Reputation: 147
At this moment in time, i posted something earlier asking about the same type of question regarding Regex
. It has given me headaches, i have looked up loads of documentation of how to use regex but i still could not put my finger on it. I wouldn't want to waste another 6 hours looking to filter simple (i think) expressions.
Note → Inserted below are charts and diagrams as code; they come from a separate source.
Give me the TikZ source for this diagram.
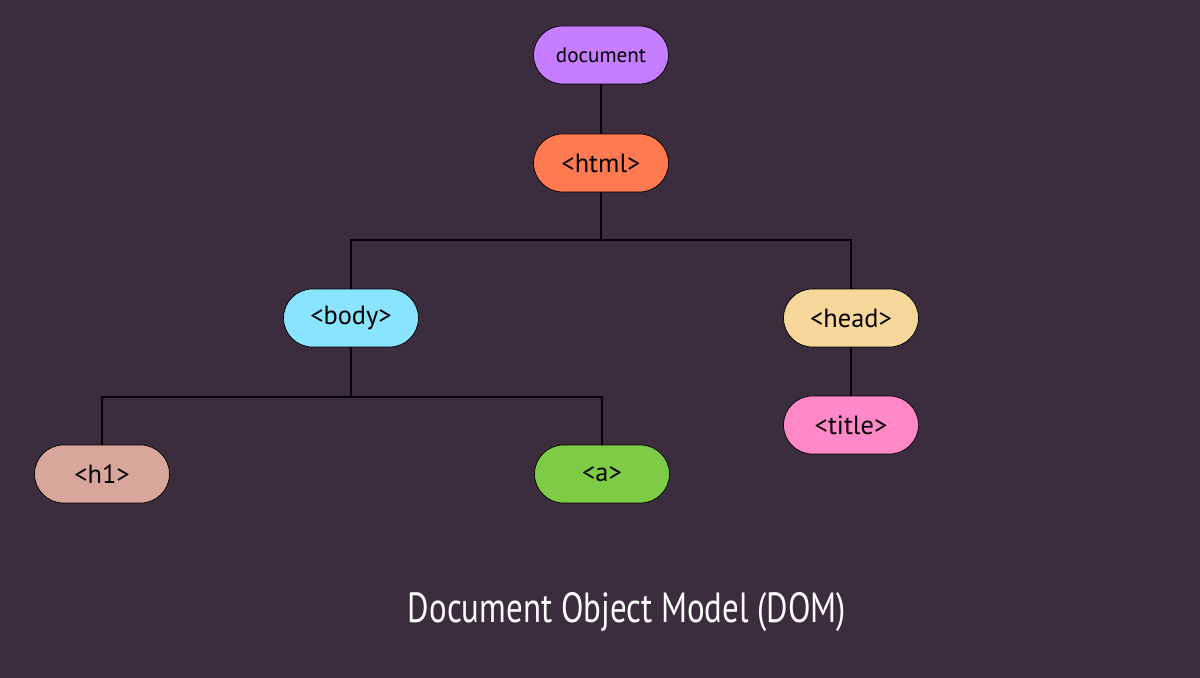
\documentclass[tikz,border=0pt]{standalone}
\usepackage{fontspec}
\setmainfont{PT Sans}
\usetikzlibrary{shapes.misc}
\definecolor{bg}{HTML}{3B2D3E}
\definecolor{cdoc}{HTML}{C77DFF}
\definecolor{chtml}{HTML}{FF7A50}
\definecolor{cbody}{HTML}{88E4FF}
\definecolor{chead}{HTML}{F8D89A}
\definecolor{ctitle}{HTML}{FF88C8}
\definecolor{ch}{HTML}{D9A69C}
\definecolor{ca}{HTML}{7ECC45}
\begin{document}
\begin{tikzpicture}[x=0.02cm,y=-0.02cm,
  pill/.style={rounded rectangle,draw=black,line width=0.4pt,minimum width=2.7cm,minimum height=1.16cm,inner sep=0pt,font=\fontsize{15}{18}\selectfont},
  link/.style={draw=black,line width=1pt}]
\fill[bg] (0,0) rectangle (1200,678);
\useasboundingbox (0,0) rectangle (1200,678);
\node[pill,fill=cdoc,font=\fontsize{12}{14}\selectfont] (doc) at (601,55) {document};
\node[pill,fill=chtml] (html) at (601,163) {<html>};
\node[pill,fill=cbody] (body) at (351,318) {<body>};
\node[pill,fill=chead] (head) at (851,318) {<head>};
\node[pill,fill=ctitle] (title) at (851,425) {<title>};
\node[pill,fill=ch] (h1) at (102,474) {<h1>};
\node[pill,fill=ca] (a) at (602,474) {<a>};
\coordinate (j1) at (601,240);
\coordinate (j2) at (351,397);
\draw[link] (doc) -- (html);
\draw[link] (html) -- (j1);
\draw[link] (body.north) |- (j1) -| (head.north);
\draw[link] (body) -- (j2);
\draw[link] (h1.north) |- (j2) -| (a.north);
\draw[link] (head) -- (title);
\node[text=white,font=\fontsize{24}{28}\selectfont] (cap) at (627,612) {\scalebox{0.78}[1]{Document Object Model (DOM)}};
\end{tikzpicture}
\end{document}
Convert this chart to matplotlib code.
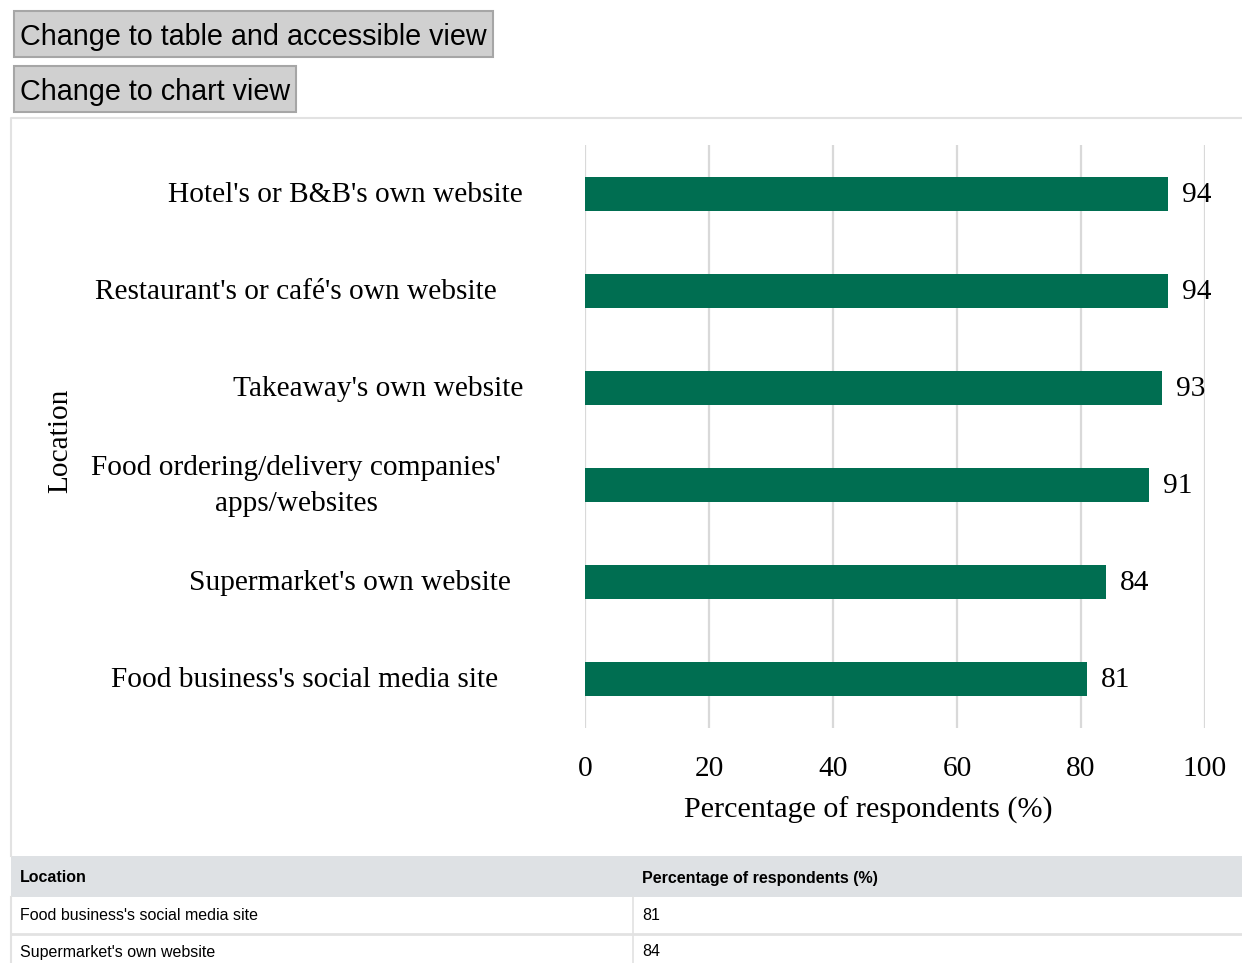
import matplotlib
matplotlib.use("Agg")
import matplotlib.pyplot as plt
from matplotlib.patches import Rectangle

# survey data: share of respondents who would check allergen info at each location
locations = [
    "Hotel's or B&B's own website",
    "Restaurant's or café's own website",
    "Takeaway's own website",
    "Food ordering/delivery companies'\napps/websites",
    "Supermarket's own website",
    "Food business's social media site",
]
percent = [94, 94, 93, 91, 84, 81]
x_ticks = [0, 20, 40, 60, 80, 100]

# table below the chart lists the rows bottom-up
table_rows = list(zip(locations[::-1], percent[::-1]))[:2]

# horizontal centre of each category label, in pixels
label_centres = [345, 296, 378, 296, 350, 305]

W, H = 1242, 963
BAR = "#006e51"
SERIF = "Liberation Serif"
SANS = "Liberation Sans"
FS = 21.2

fig = plt.figure(figsize=(W / 100, H / 100), dpi=100, facecolor="white")

# page layer in pixel coordinates for buttons, frame and table
pg = fig.add_axes([0, 0, 1, 1], zorder=0)
pg.set_xlim(0, W)
pg.set_ylim(H, 0)
pg.axis("off")

def button(x0, y0, x1, y1, text):
    pg.add_patch(Rectangle((x0, y0), x1 - x0, y1 - y0, facecolor="#d0d0d0",
                           edgecolor="#a6a6a6", lw=1.5))
    pg.text(x0 + 6, (y0 + y1) / 2 + 3, text, fontsize=20.7, family=SANS,
            va="center", ha="left", color="black")

button(14, 11, 493, 57, "Change to table and accessible view")
button(14, 66, 296, 112, "Change to chart view")

# chart frame
pg.plot([11, 11, W], [856, 118, 118], color="#e2e2e2", lw=1.5)

# table header and rows
TFS = 11.5
pg.add_patch(Rectangle((11, 856), W - 11, 41, facecolor="#dee1e4", edgecolor="none"))
pg.text(20, 878, "Location", fontsize=TFS, family=SANS, weight="bold", va="center")
pg.text(642, 878, "Percentage of respondents (%)", fontsize=TFS, family=SANS,
        weight="bold", va="center")
row_y = 897
for name, val in table_rows:
    pg.text(20, row_y + 18, name, fontsize=TFS, family=SANS, va="center")
    pg.text(642, row_y + 18, str(val), fontsize=TFS, family=SANS, va="center")
    pg.plot([633, 633], [row_y, row_y + 37], color="#e2e2e2", lw=1.2)
    pg.plot([11, W], [row_y + 37, row_y + 37], color="#e2e2e2", lw=2)
    row_y += 37
pg.plot([11, 11], [897, H], color="#e2e2e2", lw=1.5)

# bar chart
ax = fig.add_axes([585 / W, 1 - 728 / H, 620 / W, 583 / H], zorder=1)
ax.patch.set_alpha(0)
pos = list(range(len(locations)))
ax.barh(pos, percent, height=0.35, color=BAR, zorder=2)
ax.set_xlim(0, 100)
ax.set_ylim(len(locations) - 0.5, -0.5)
ax.set_xticks(x_ticks)
ax.set_xticklabels([str(t) for t in x_ticks], family=SERIF, fontsize=FS)
ax.tick_params(axis="x", length=0, pad=20)
ax.set_yticks([])
ax.grid(axis="x", color="#d9d9d9", lw=1.6, zorder=0)
for s in ax.spines.values():
    s.set_visible(False)

for p, v in zip(pos, percent):
    ax.annotate(str(v), (v, p), xytext=(14, -1), textcoords="offset pixels",
                va="center", ha="left", family=SERIF, fontsize=FS, zorder=3)

for p, name, cx in zip(pos, locations, label_centres):
    pg.text(cx, 146 + (p + 0.5) * 583 / len(locations), name, ha="center",
            va="center", family=SERIF, fontsize=FS, linespacing=1.5)

pg.text(60, 441, "Location", rotation=90, ha="center", va="center",
        family=SERIF, fontsize=FS)
pg.text(868, 810, "Percentage of respondents (%)", ha="center", va="center",
        family=SERIF, fontsize=FS + 0.5)

fig.savefig("out.png", dpi=100, facecolor="white")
So basically what i want to do is filter all filetypes with the endings of HTML extensions (the '*' stars are from a Winforms Tabcontrol signifying that the file has been modified. I also need them in IgnoreCase
:
.html, .htm, .shtml, .shtm, .xhtml
.html*, .htm*, .shtml*, .shtm*, .xhtml*
Also filtering some CSS files:
.css
.css*
And some SQL Files:
.sql, .ddl, .dml
.sql*, .ddl*, .dml*
My previous question got an answer to filtering Python files:
.py, .py, .pyi, .pyx, .pyw
Expression would be: \.py[3ixw]?\*?$
But when i tried to learn from the expression above i would always end up with opening a .xhtml
only, the rest are not valid.
For the HTML expression, i currently have this: \.html|.html|.shtml|.shtm|.xhtml\*?$
with RegexOptions.IgnoreCase
. But the output will only allow .xhtml
case sensitive or insensitive. .html files, .htm and the rest did not match. I would really appreciate an explanation to each of the expressions you provide (so i don't have to ask the same question ever again).
Thank you.
Upvotes: 0
Views: 67
Reputation: 1904
For such cases you may start with a simple regex that can be simplified step by step down to a good regex expression:
In C# this would basically, with IgnoreCase, be
Regex myRegex = new Regex("PATTERN", RegexOptions.IgnoreCase);
Now the pattern: The most easy one is simply concatenating all valid results with OR + escaping (if possible):
\.html|\.htm|\.shtml|\.shtm|\.xhtml|\.html*|\.htm*|\.shtml*|\.shtm*|\.xhtml*
With .html*
you mean .html
+ anything, which is written as .*
(Any character, 0-infinite times) in regex.
\.html|\.htm|\.shtml|\.shtm|\.xhtml|\.html.*|\.htm.*|\.shtml.*|\.shtm.*|\.xhtml.*
Then, you may take all repeating patterns and group them together. All file endings start with a dot and may have an optional end and ending.*
always contains ending
:
\.(html|htm|shtml|shtm|xhtml).*
Then, I see htm
pretty often, so I try to extract that. Taking all possible characters before and after htm
together (?
means 0 or 1 appearance):
\.(s|x)?(htm)l?.*
And, I always check if it's still working in regexstorm for .Net
That way, you may also get regular expressions for the other 2 ones and concat them all together in the end.
Upvotes: 2